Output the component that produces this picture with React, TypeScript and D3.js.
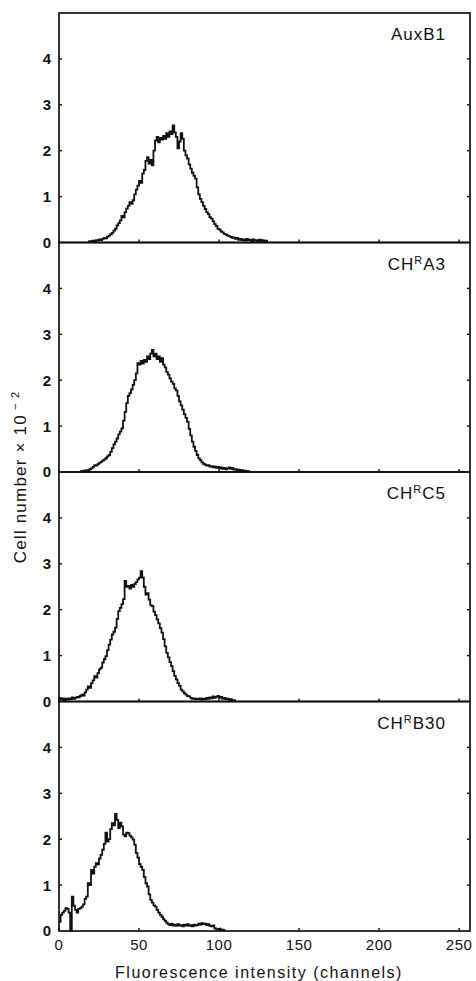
import React, { useEffect, useRef } from 'react';
import * as d3 from 'd3';

// histogram counts (x 10^2 cells) per channel, each series starts at its own channel
const auxB1Start = 18;
const auxB1 = [
  0.02, 0.03, 0.02, 0.04, 0.03, 0.05, 0.04, 0.07, 0.05, 0.08,
  0.10, 0.09, 0.13, 0.15, 0.18, 0.21, 0.26, 0.30, 0.37, 0.42,
  0.48, 0.58, 0.55, 0.66, 0.74, 0.80, 0.88, 0.84, 0.92, 1.05,
  1.15, 1.24, 1.34, 1.30, 1.50, 1.58, 1.78, 1.86, 1.72, 1.80,
  1.68, 2.00, 2.22, 2.30, 2.18, 2.28, 2.24, 2.32, 2.26, 2.38,
  2.30, 2.42, 2.36, 2.55, 2.40, 2.30, 2.05, 2.20, 2.38, 2.26,
  2.00, 1.90, 1.83, 1.70, 1.61, 1.52, 1.45, 1.39, 1.20, 1.05,
  0.95, 0.88, 0.80, 0.73, 0.66, 0.62, 0.55, 0.52, 0.46, 0.40,
  0.36, 0.30, 0.28, 0.24, 0.22, 0.19, 0.17, 0.15, 0.14, 0.12,
  0.10, 0.11, 0.08, 0.10, 0.06, 0.08, 0.05, 0.07, 0.04, 0.08,
  0.05, 0.06, 0.03, 0.07, 0.04, 0.05, 0.03, 0.06, 0.02, 0.05,
  0.03, 0.04, 0.0,
];

const chrA3Start = 13;
const chrA3 = [
  0.02, 0.01, 0.03, 0.02, 0.04, 0.03, 0.06, 0.08, 0.11, 0.15,
  0.14, 0.17, 0.20, 0.22, 0.25, 0.27, 0.30, 0.34, 0.37, 0.44,
  0.52, 0.60, 0.66, 0.73, 0.82, 0.88, 0.95, 1.12, 1.31, 1.50,
  1.66, 1.72, 1.80, 1.90, 2.00, 2.15, 2.37, 2.34, 2.42, 2.36,
  2.44, 2.40, 2.52, 2.46, 2.58, 2.66, 2.52, 2.58, 2.46, 2.52,
  2.40, 2.48, 2.34, 2.28, 2.18, 2.12, 2.04, 1.97, 1.92, 1.82,
  1.78, 1.66, 1.54, 1.45, 1.36, 1.26, 1.18, 1.09, 0.94, 0.80,
  0.66, 0.55, 0.46, 0.37, 0.30, 0.26, 0.21, 0.18, 0.16, 0.14,
  0.15, 0.12, 0.13, 0.10, 0.12, 0.09, 0.11, 0.08, 0.10, 0.07,
  0.09, 0.06, 0.08, 0.10, 0.07, 0.09, 0.05, 0.06, 0.03, 0.05,
  0.02, 0.04, 0.02, 0.03, 0.01, 0.02, 0.0,
];

const chrC5Start = 0;
const chrC5 = [
  0.08, 0.04, 0.07, 0.03, 0.06, 0.04, 0.07, 0.05, 0.09, 0.06,
  0.08, 0.10, 0.09, 0.12, 0.15, 0.13, 0.20, 0.26, 0.33, 0.30,
  0.40, 0.46, 0.55, 0.52, 0.62, 0.70, 0.74, 0.85, 0.92, 0.99,
  1.12, 1.24, 1.35, 1.46, 1.52, 1.61, 1.80, 1.97, 2.04, 2.12,
  2.23, 2.63, 2.50, 2.52, 2.46, 2.54, 2.50, 2.56, 2.60, 2.66,
  2.70, 2.84, 2.70, 2.50, 2.33, 2.36, 2.22, 2.10, 2.08, 1.96,
  1.88, 1.79, 1.70, 1.60, 1.50, 1.36, 1.20, 1.06, 0.96, 0.86,
  0.77, 0.66, 0.56, 0.48, 0.40, 0.34, 0.26, 0.22, 0.18, 0.15,
  0.12, 0.11, 0.08, 0.06, 0.07, 0.05, 0.06, 0.05, 0.07, 0.04,
  0.06, 0.05, 0.08, 0.06, 0.09, 0.07, 0.11, 0.08, 0.10, 0.12,
  0.08, 0.10, 0.06, 0.08, 0.05, 0.06, 0.03, 0.05, 0.02, 0.03,
  0.0,
];

const chrB30Start = 0;
const chrB30 = [
  0.20, 0.35, 0.40, 0.44, 0.50, 0.48, 0.40, 0.0, 0.75, 0.55,
  0.46, 0.40, 0.48, 0.50, 0.53, 0.58, 0.70, 0.75, 1.04, 1.00,
  1.33, 1.25, 1.40, 1.48, 1.45, 1.58, 1.66, 1.77, 1.90, 2.14,
  1.95, 2.00, 2.22, 2.35, 2.30, 2.55, 2.42, 2.24, 2.36, 2.28,
  2.10, 2.06, 2.14, 2.13, 2.08, 2.04, 1.99, 1.88, 1.70, 1.60,
  1.46, 1.40, 1.33, 1.18, 1.04, 0.97, 0.80, 0.68, 0.62, 0.56,
  0.53, 0.46, 0.40, 0.35, 0.31, 0.26, 0.22, 0.18, 0.15, 0.13,
  0.16, 0.12, 0.14, 0.11, 0.15, 0.12, 0.13, 0.10, 0.14, 0.12,
  0.15, 0.11, 0.13, 0.10, 0.14, 0.12, 0.13, 0.16, 0.14, 0.17,
  0.15, 0.16, 0.13, 0.15, 0.11, 0.10, 0.12, 0.06, 0.04, 0.03,
  0.05, 0.02, 0.03, 0.01, 0.0,
];

const panelNames = ['AuxB1', 'CHRA3', 'CHRC5', 'CHRB30'];
const seriesList = [auxB1, chrA3, chrC5, chrB30];
const seriesStarts = [auxB1Start, chrA3Start, chrC5Start, chrB30Start];
const xTicks = [0, 50, 100, 150, 200, 250];
const yTicks = [0, 1, 2, 3, 4];

const App: React.FC = () => {
  const svgRef = useRef<SVGSVGElement>(null);

  useEffect(() => {
    if (!svgRef.current) return;
    const svg = d3.select(svgRef.current);
    svg.selectAll('*').remove();

    const left = 59;
    const right = 470;
    const top = 13;
    const panelH = 229.5;
    const font = 'Liberation Sans, Arial, Helvetica, sans-serif';

    const x = d3.scaleLinear().domain([0, 256.8]).range([left, right]);

    seriesList.forEach((values, i) => {
      const y0 = top + i * panelH;
      const y = d3.scaleLinear().domain([0, 5]).range([y0 + panelH, y0]);
      const g = svg.append('g');

      // frame
      g.append('rect')
        .attr('x', left).attr('y', y0)
        .attr('width', right - left).attr('height', panelH)
        .attr('fill', 'none').attr('stroke', '#111').attr('stroke-width', 1.7);

      // y ticks, both sides pointing in
      yTicks.forEach(t => {
        if (t > 0) {
          g.append('line').attr('x1', left).attr('x2', left + 3)
            .attr('y1', y(t)).attr('y2', y(t)).attr('stroke', '#111').attr('stroke-width', 1.4);
          g.append('line').attr('x1', right - 3).attr('x2', right)
            .attr('y1', y(t)).attr('y2', y(t)).attr('stroke', '#111').attr('stroke-width', 1.4);
        }
        g.append('text')
          .attr('x', 51).attr('y', y(t)).attr('dy', '0.36em')
          .attr('text-anchor', 'end')
          .style('font-family', font).style('font-size', '15px').style('font-weight', 'bold')
          .attr('fill', '#111')
          .text(t);
      });

      // x ticks pointing up
      xTicks.forEach(t => {
        g.append('line').attr('x1', x(t)).attr('x2', x(t))
          .attr('y1', y(0)).attr('y2', y(0) - 3).attr('stroke', '#111').attr('stroke-width', 1.4);
      });

      const pts = values.map((v, k) => [seriesStarts[i] + k, v] as [number, number]);
      const line = d3.line<[number, number]>()
        .x(d => x(d[0]))
        .y(d => y(d[1]))
        .curve(d3.curveStepAfter);
      g.append('path')
        .attr('d', line(pts) as string)
        .attr('fill', 'none').attr('stroke', '#111').attr('stroke-width', 1.8);

      // panel label
      const name = panelNames[i];
      const label = g.append('text')
        .attr('x', 446).attr('y', y0 + 27)
        .attr('text-anchor', 'end')
        .style('font-family', font).style('font-size', '17px')
        .style('letter-spacing', '1px')
        .attr('fill', '#111');
      if (name.startsWith('CHR')) {
        label.append('tspan').text('CH');
        label.append('tspan').attr('dy', -6).style('font-size', '11px').text('R');
        label.append('tspan').attr('dy', 6).text(name.slice(3));
      } else {
        label.text(name);
      }
    });

    const bottom = top + 4 * panelH;
    xTicks.forEach(t => {
      svg.append('text')
        .attr('x', x(t)).attr('y', bottom + 19)
        .attr('text-anchor', 'middle')
        .style('font-family', font).style('font-size', '15px')
        .style('letter-spacing', '0.5px')
        .attr('fill', '#111')
        .text(t);
    });

    svg.append('text')
      .attr('x', 259).attr('y', 978)
      .attr('text-anchor', 'middle')
      .style('font-family', font).style('font-size', '16px')
      .style('letter-spacing', '1.5px')
      .attr('fill', '#111')
      .text('Fluorescence intensity (channels)');

    const yt = svg.append('text')
      .attr('transform', 'translate(26,477) rotate(-90)')
      .attr('text-anchor', 'middle')
      .style('font-family', font).style('font-size', '17px')
      .style('letter-spacing', '1.2px')
      .attr('fill', '#111');
    yt.append('tspan').text('Cell number \u00d7 10');
    yt.append('tspan').attr('dy', -7).style('font-size', '11px').text(' \u2212 2');
  }, []);

  return (
    <svg
      ref={svgRef}
      width={476}
      height={981}
      style={{ position: 'absolute', left: 0, top: 0, background: '#fff' }}
    />
  );
};

export default App;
•••
Exercise requirements. How many of these lines contain "React"? Write only the number.

Response below. 3